Originally posted by woodnut86
I believe prices will keep on sliding down here and as you say, we could maybe pick one up for bugger all in a few years?
But, what if that doesn't happen? The economy takes an upswing, or even simply stabilises? Short of armageddon, the population is going to continue
to rise and housing will remain at a premium, demand greater than supply, in areas that have an active economy. Look around you and consider what
will be the outcome of that in a few years time
only in relation to your house. Then consider the interest rates in relation to your current
mortgage.
Consider alternatives that could reduce your mortgage. Do you have a spare room that you could rent out? Check with any universities, colleges and
schools whether they need host families for overseas student. They tend to be short-term, upto three months, sometimes more, and they pay good weekly
rates. You can use this extra income to make additional capital repayments and therefore reduce the equity to loan ratio. This will also give you a
buffer should the interest rates go up.
Even if you put the house on the market, it could take a while to sell, and if the market is perceived to be unstable then you may have to take a
reduced offer, so best to take action now and look to improve your current situation anyway.
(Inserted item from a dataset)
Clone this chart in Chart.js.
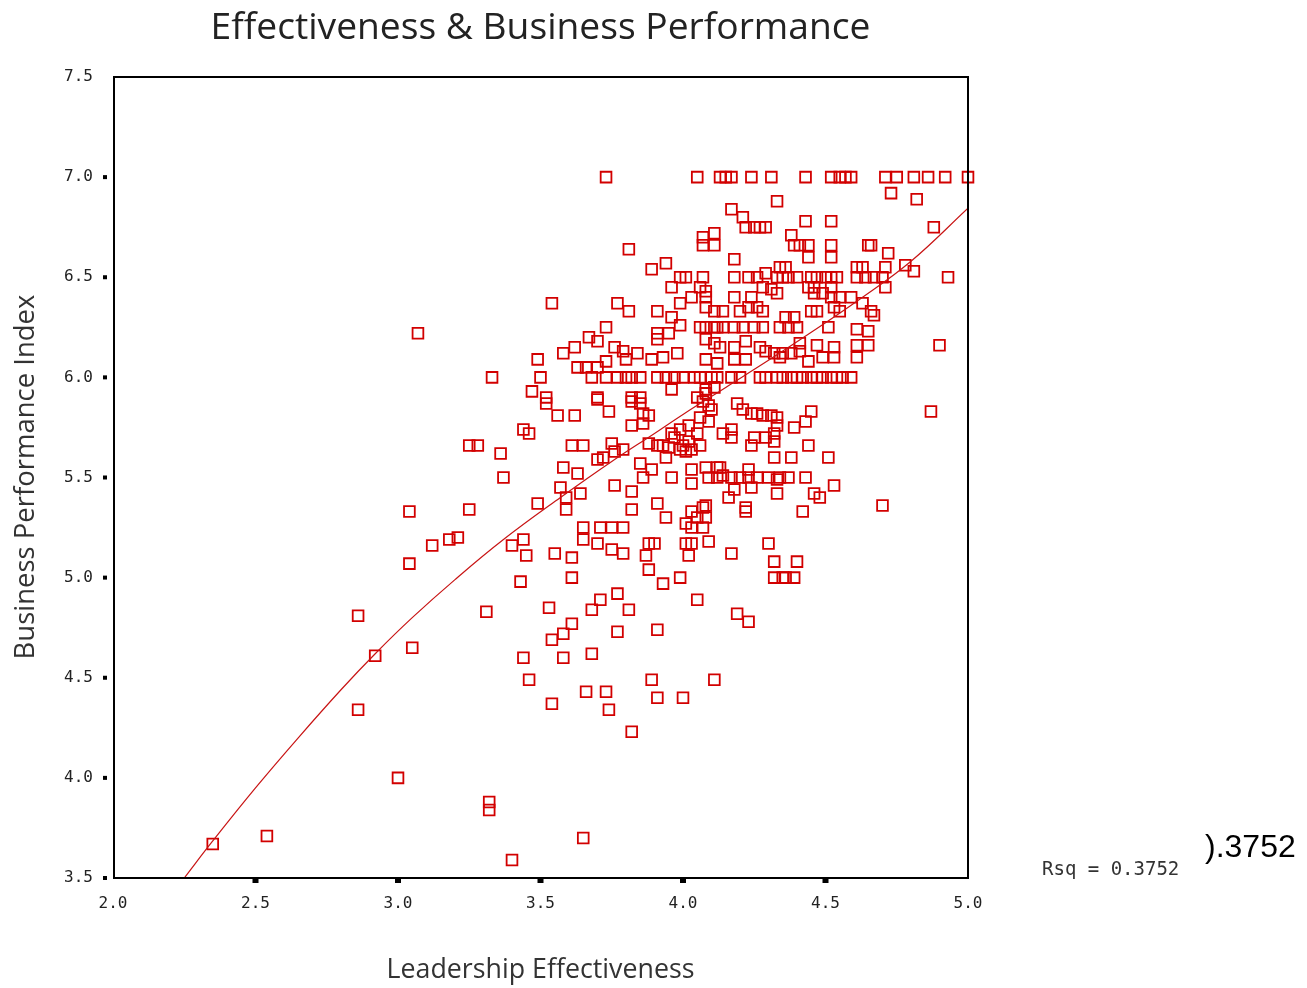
<!DOCTYPE html>
<html><head><meta charset="utf-8">
<script src="https://cdn.jsdelivr.net/npm/chart.js@4/dist/chart.umd.min.js"></script>
<style>html,body{margin:0;padding:0;background:#fff;overflow:hidden}</style>
</head><body>
<canvas id="c" width="1307" height="988"></canvas>
<script>
const titleText = "Effectiveness & Business Performance";
const xAxisTitle = "Leadership Effectiveness";
const yAxisTitle = "Business Performance Index";
const xTickValues = [2.0, 2.5, 3.0, 3.5, 4.0, 4.5, 5.0];
const yTickValues = [3.5, 4.0, 4.5, 5.0, 5.5, 6.0, 6.5, 7.0, 7.5];
const rsqLabel = "Rsq = 0.3752";
const rsqClipped = ").3752";

// [leadership effectiveness, business performance index]
const pointsTop = [[3.73,7.0],[4.05,7.0],[4.13,7.0],[4.15,7.0],[4.17,7.0],[4.24,7.0],[4.31,7.0],[4.43,7.0],[4.52,7.0],[4.55,7.0],[4.57,7.0],[4.59,7.0],[4.71,7.0],[4.75,7.0],[4.81,7.0],[4.86,7.0],[4.92,7.0],[5.0,7.0]];
const pointsUpper = [[4.73,6.92],[4.82,6.89],[4.33,6.88],[4.17,6.84],[4.21,6.80],[4.22,6.75],[4.25,6.75],[4.27,6.75],[4.29,6.75],[4.43,6.78],[4.52,6.78],[4.88,6.75],[4.38,6.71],[4.39,6.66],[4.41,6.66],[4.44,6.66],[4.52,6.66],[4.52,6.60],[4.65,6.66],[4.66,6.66],[4.72,6.62],[4.44,6.60],[4.18,6.59],[4.07,6.70],[4.11,6.72],[4.07,6.66],[4.11,6.66],[3.81,6.64],[3.89,6.54],[3.94,6.57],[3.99,6.50],[4.01,6.50],[4.07,6.50],[3.96,6.45],[4.06,6.45],[3.99,6.37],[4.03,6.40],[4.08,6.40],[4.08,6.35],[3.54,6.37],[3.77,6.37],[3.81,6.33],[3.91,6.33],[3.96,6.30],[3.99,6.26],[3.73,6.25],[3.91,6.22],[3.95,6.22],[4.06,6.25],[4.08,6.25],[4.11,6.25],[3.67,6.20],[3.70,6.18],[3.91,6.19],[3.49,6.09],[3.58,6.12],[3.62,6.15],[3.76,6.15],[3.79,6.13],[3.84,6.12],[3.73,6.08],[3.63,6.05],[3.66,6.05],[3.70,6.05],[3.68,6.0],[3.73,6.0],[3.77,6.0],[3.80,6.0],[3.82,6.0],[3.85,6.0],[3.91,6.0],[3.89,6.09],[3.93,6.10],[3.98,6.12],[3.33,6.0],[3.50,6.0],[3.47,5.93],[3.52,5.90],[3.96,5.94],[4.08,5.94],[3.80,6.09],[3.07,6.22]];
const pointsRightUpper = [[4.18,6.50],[4.23,6.50],[4.26,6.50],[4.29,6.52],[4.34,6.55],[4.36,6.55],[4.33,6.50],[4.35,6.50],[4.37,6.50],[4.40,6.50],[4.45,6.50],[4.47,6.50],[4.50,6.50],[4.52,6.50],[4.54,6.50],[4.61,6.55],[4.63,6.55],[4.61,6.50],[4.64,6.50],[4.67,6.50],[4.70,6.50],[4.71,6.55],[4.71,6.45],[4.78,6.56],[4.81,6.53],[4.93,6.50],[4.08,6.43],[4.18,6.40],[4.24,6.40],[4.28,6.45],[4.31,6.44],[4.33,6.42],[4.44,6.45],[4.46,6.45],[4.46,6.42],[4.49,6.42],[4.52,6.45],[4.52,6.40],[4.55,6.40],[4.59,6.40],[4.63,6.37],[4.66,6.33],[4.67,6.31],[4.11,6.33],[4.14,6.33],[4.20,6.33],[4.23,6.35],[4.26,6.35],[4.28,6.33],[4.36,6.30],[4.39,6.30],[4.45,6.33],[4.47,6.33],[4.53,6.35],[4.55,6.33],[4.12,6.25],[4.14,6.25],[4.18,6.25],[4.21,6.25],[4.25,6.25],[4.28,6.25],[4.34,6.25],[4.37,6.25],[4.40,6.25],[4.51,6.25],[4.61,6.24],[4.65,6.23]];
const pointsRightMid = [[4.08,6.19],[4.11,6.17],[4.13,6.15],[4.18,6.15],[4.22,6.18],[4.27,6.15],[4.29,6.13],[4.32,6.12],[4.35,6.12],[4.38,6.12],[4.41,6.13],[4.41,6.17],[4.47,6.16],[4.53,6.15],[4.53,6.10],[4.49,6.10],[4.61,6.16],[4.65,6.16],[4.61,6.10],[4.08,6.09],[4.12,6.07],[4.18,6.09],[4.22,6.09],[4.34,6.10],[4.44,6.08],[4.90,6.16],[4.06,6.0],[4.10,6.0],[4.12,6.0],[4.17,6.0],[4.20,6.0],[4.27,6.0],[4.29,6.0],[4.33,6.0],[4.35,6.0],[4.38,6.0],[4.40,6.0],[4.42,6.0],[4.45,6.0],[4.47,6.0],[4.49,6.0],[4.52,6.0],[4.54,6.0],[4.56,6.0],[4.59,6.0],[4.11,5.95],[4.08,5.92],[4.04,6.0],[4.0,6.0],[3.97,6.0],[3.94,6.0],[4.05,5.9],[4.07,5.88],[4.09,5.86],[4.10,5.84],[4.06,5.80],[4.09,5.78],[4.02,5.76],[4.05,5.72],[3.97,5.70],[4.0,5.66],[4.06,5.66],[4.02,5.68]];
const pointsCentre = [[3.52,5.87],[3.56,5.81],[3.62,5.81],[3.44,5.74],[3.46,5.72],[3.25,5.66],[3.28,5.66],[3.36,5.62],[3.37,5.50],[3.61,5.66],[3.65,5.66],[3.70,5.89],[3.74,5.83],[3.82,5.88],[3.85,5.87],[3.86,5.82],[3.88,5.81],[3.86,5.77],[3.82,5.76],[3.75,5.67],[3.70,5.59],[3.72,5.60],[3.76,5.63],[3.79,5.64],[3.58,5.55],[3.63,5.52],[3.57,5.45],[3.64,5.42],[3.59,5.40],[3.59,5.34],[3.49,5.37],[3.25,5.34],[3.18,5.19],[3.21,5.20],[3.40,5.16],[3.44,5.19],[3.45,5.11],[3.55,5.12],[3.61,5.10],[3.43,4.98],[3.61,5.0],[3.31,4.83],[3.53,4.85],[3.65,5.25],[3.65,5.19],[3.70,5.17],[3.71,5.25],[3.75,5.25],[3.79,5.25],[3.75,5.14],[3.79,5.12],[3.76,5.46],[3.82,5.43],[3.82,5.34],[3.91,5.37],[3.94,5.30],[3.88,5.17],[3.90,5.17],[3.87,5.11],[3.88,5.04],[3.93,4.97],[3.99,5.00],[4.03,5.33],[4.07,5.35],[4.05,5.30],[4.08,5.30],[4.01,5.27],[4.03,5.25],[4.07,5.25],[4.01,5.17],[4.03,5.17],[4.09,5.18],[4.02,5.11],[4.05,4.89],[3.68,4.84],[3.71,4.89],[3.77,4.92],[3.81,4.84],[3.85,5.57],[3.89,5.54],[3.86,5.50],[3.96,5.50],[4.03,5.54],[4.03,5.47],[4.08,5.55],[4.12,5.55],[3.94,5.60],[3.96,5.72],[3.99,5.74],[4.01,5.63],[4.03,5.64],[3.88,5.67],[3.91,5.66],[3.93,5.66],[3.95,5.65],[3.99,5.64],[3.70,5.90],[3.82,5.90],[3.85,5.90]];
const pointsRightLower = [[4.45,5.83],[4.43,5.78],[4.39,5.75],[4.87,5.83],[4.19,5.87],[4.21,5.84],[4.24,5.82],[4.26,5.82],[4.28,5.81],[4.31,5.81],[4.33,5.80],[4.33,5.76],[4.32,5.72],[4.32,5.68],[4.14,5.72],[4.17,5.74],[4.17,5.70],[4.24,5.66],[4.25,5.70],[4.29,5.70],[4.32,5.60],[4.38,5.60],[4.51,5.60],[4.44,5.66],[4.13,5.55],[4.14,5.51],[4.09,5.50],[4.12,5.50],[4.17,5.50],[4.20,5.50],[4.23,5.54],[4.23,5.50],[4.26,5.50],[4.30,5.50],[4.34,5.50],[4.37,5.50],[4.43,5.50],[4.33,5.49],[4.18,5.44],[4.24,5.45],[4.33,5.42],[4.16,5.40],[4.46,5.42],[4.48,5.40],[4.53,5.46],[4.42,5.33],[4.70,5.36],[4.22,5.35],[4.22,5.33],[4.08,5.36],[4.17,5.12],[4.30,5.17],[4.32,5.08],[4.40,5.08],[4.32,5.0],[4.35,5.0],[4.36,5.0],[4.39,5.0],[4.19,4.82],[4.23,4.78]];
const pointsLower = [[3.61,4.77],[3.58,4.72],[3.54,4.69],[3.77,4.73],[3.91,4.74],[3.44,4.60],[3.58,4.60],[3.68,4.62],[3.46,4.49],[3.54,4.37],[3.66,4.43],[3.73,4.43],[3.74,4.34],[3.89,4.49],[3.91,4.40],[4.00,4.40],[4.11,4.49],[3.82,4.23],[3.32,3.88],[3.32,3.84],[3.65,3.70],[3.40,3.59]];
const pointsLeft = [[3.04,5.33],[3.12,5.16],[3.04,5.07],[2.86,4.81],[2.92,4.61],[3.05,4.65],[2.86,4.34],[3.00,4.0],[2.35,3.67],[2.54,3.71]];

// fitted curve
const fitX = [2.25, 2.35, 2.5, 2.65, 2.8, 2.92, 3.05, 3.2, 3.37, 3.57, 3.75, 3.9, 4.0, 4.15, 4.3, 4.45, 4.62, 4.8, 5.0];
const fitY = [3.50, 3.685, 3.95, 4.20, 4.44, 4.62, 4.80, 4.99, 5.19, 5.40, 5.58, 5.72, 5.815, 5.95, 6.085, 6.225, 6.39, 6.58, 6.845];

const allPoints = [].concat(pointsTop, pointsUpper, pointsRightUpper, pointsRightMid, pointsCentre, pointsRightLower, pointsLower, pointsLeft)
  .map(p => ({x: p[0], y: p[1]}));
const fitPoints = fitX.map((x, i) => ({x: x, y: fitY[i]}));

const decor = {
  id: 'decor',
  afterDraw(chart) {
    const ctx = chart.ctx, a = chart.chartArea;
    const xs = chart.scales.x, ys = chart.scales.y;
    ctx.save();
    // frame
    ctx.strokeStyle = '#000'; ctx.lineWidth = 2;
    ctx.strokeRect(a.left + 1, a.top, a.right - a.left - 1, a.bottom - a.top);
    // tick marks
    ctx.fillStyle = '#000';
    yTickValues.forEach(v => { if (v < 7.5) { const py = ys.getPixelForValue(v); ctx.fillRect(a.left - 10, py - 2, 4, 4); } });
    xTickValues.forEach(v => { if (v > 2 && v < 5) { const px = xs.getPixelForValue(v); ctx.fillRect(px - 3, a.bottom + 1, 6, 4); } });
    // title
    ctx.fillStyle = '#222'; ctx.textAlign = 'center'; ctx.textBaseline = 'middle';
    let fs = 34; ctx.font = '500 ' + fs + 'px "Open Sans"';
    const w = ctx.measureText(titleText).width; fs = fs * 660 / w; ctx.font = '500 ' + fs + 'px "Open Sans"';
    ctx.fillText(titleText, (a.left + a.right) / 2, 28);
    // x axis title
    ctx.fillStyle = '#333';
    let fx = 24; ctx.font = fx + 'px "Open Sans"';
    fx = fx * 308 / ctx.measureText(xAxisTitle).width; ctx.font = fx + 'px "Open Sans"';
    ctx.fillText(xAxisTitle, (a.left + a.right) / 2, 970);
    // y axis title
    ctx.save(); ctx.translate(26, 477); ctx.rotate(-Math.PI / 2);
    let fy = 24; ctx.font = fy + 'px "Open Sans"';
    fy = fy * 365 / ctx.measureText(yAxisTitle).width; ctx.font = fy + 'px "Open Sans"';
    ctx.fillText(yAxisTitle, 0, 0);
    ctx.restore();
    // Rsq
    ctx.fillStyle = '#333'; ctx.textAlign = 'left';
    ctx.font = '19px "DejaVu Sans Mono"';
    ctx.fillText(rsqLabel, 1042, 870);
    ctx.fillStyle = '#000';
    ctx.font = '32px "Liberation Sans"';
    ctx.fillText(rsqClipped, 1205, 848);
    ctx.restore();
  }
};

new Chart(document.getElementById('c'), {
  type: 'scatter',
  data: {
    datasets: [
      {
        label: 'Observed',
        data: allPoints,
        pointStyle: 'rect',
        pointRadius: 7.6,
        pointHoverRadius: 7.6,
        pointBorderWidth: 1.8,
        pointBorderColor: 'rgb(210,0,0)',
        pointBackgroundColor: 'rgba(0,0,0,0)',
        showLine: false,
        clip: false,
        order: 2
      },
      {
        label: 'Fit',
        data: fitPoints,
        showLine: true,
        pointRadius: 0,
        borderColor: 'rgb(200,20,20)',
        borderWidth: 1.2,
        tension: 0.4,
        fill: false,
        order: 1
      }
    ]
  },
  options: {
    responsive: false,
    animation: false,
    events: [],
    layout: { padding: { top: 77, right: 339, bottom: 0, left: 0 } },
    plugins: { legend: { display: false }, tooltip: { enabled: false }, title: { display: false } },
    scales: {
      x: {
        type: 'linear', min: 2, max: 5,
        afterBuildTicks: s => { s.ticks = xTickValues.map(v => ({value: v})); },
        afterFit: s => { s.height = 110; },
        grid: { display: false, drawTicks: false },
        border: { display: false },
        ticks: { padding: 16, color: '#222', font: { family: 'DejaVu Sans Mono', size: 16 }, callback: v => Number(v).toFixed(1), maxRotation: 0 }
      },
      y: {
        type: 'linear', min: 3.5, max: 7.5,
        afterBuildTicks: s => { s.ticks = yTickValues.map(v => ({value: v})); },
        afterFit: s => { s.width = 113; },
        grid: { display: false, drawTicks: false },
        border: { display: false },
        ticks: { padding: 20, color: '#222', font: { family: 'DejaVu Sans Mono', size: 16 }, callback: v => Number(v).toFixed(1) }
      }
    }
  },
  plugins: [decor]
});
</script>
</body></html>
I am in the UK, but I am currently in the process of
selling my house, rather than the usual six to eight weeks, it is now running into three months, that is almost entirely due to over caution lenders.
That is really the only thing that is holding back the market, people want to buy, people want to sell, but lenders are making it prohibitive to
borrow and are slowing the market down inexorably and forcing anally retentive chartered surveyors to under value properties for fear of penalisation
by said lenders and borrowers alike.
Interest rates are too low
and therefore it is not worth their while to lend to homeowners on long term loans. Very few borrowers are
permitted to make 100% mortgages, and many are requesting as much as a 30% minimum deposit. This purposely drives the banks reserves as more people
are forced to save for these deposits, which because of low interest rates does not cost them so much. So even if you are not in the UK, the UK bank
market is having a roll down effect, because it is sterling, and sterling is one of the currencies that drive the global economy. All those that
borrow, trade and facilitate with sterling will be experiencing the bank of England low base rates.
I would not be looking to change your position as radically as you propose, you are far better looking to consolidate it, that way, however things go,
your position is improved. You currently have a home, and as long as you can meet the mortgage payments, that position is secure. By looking too far
ahead you are risking considering all the variables, remember as long as people cannot afford to buy, rents will keep rising, and even is nothing at
all changes, energy prices will keep on rising too. Focus on the here and now, and look to strengthen your position one way or another.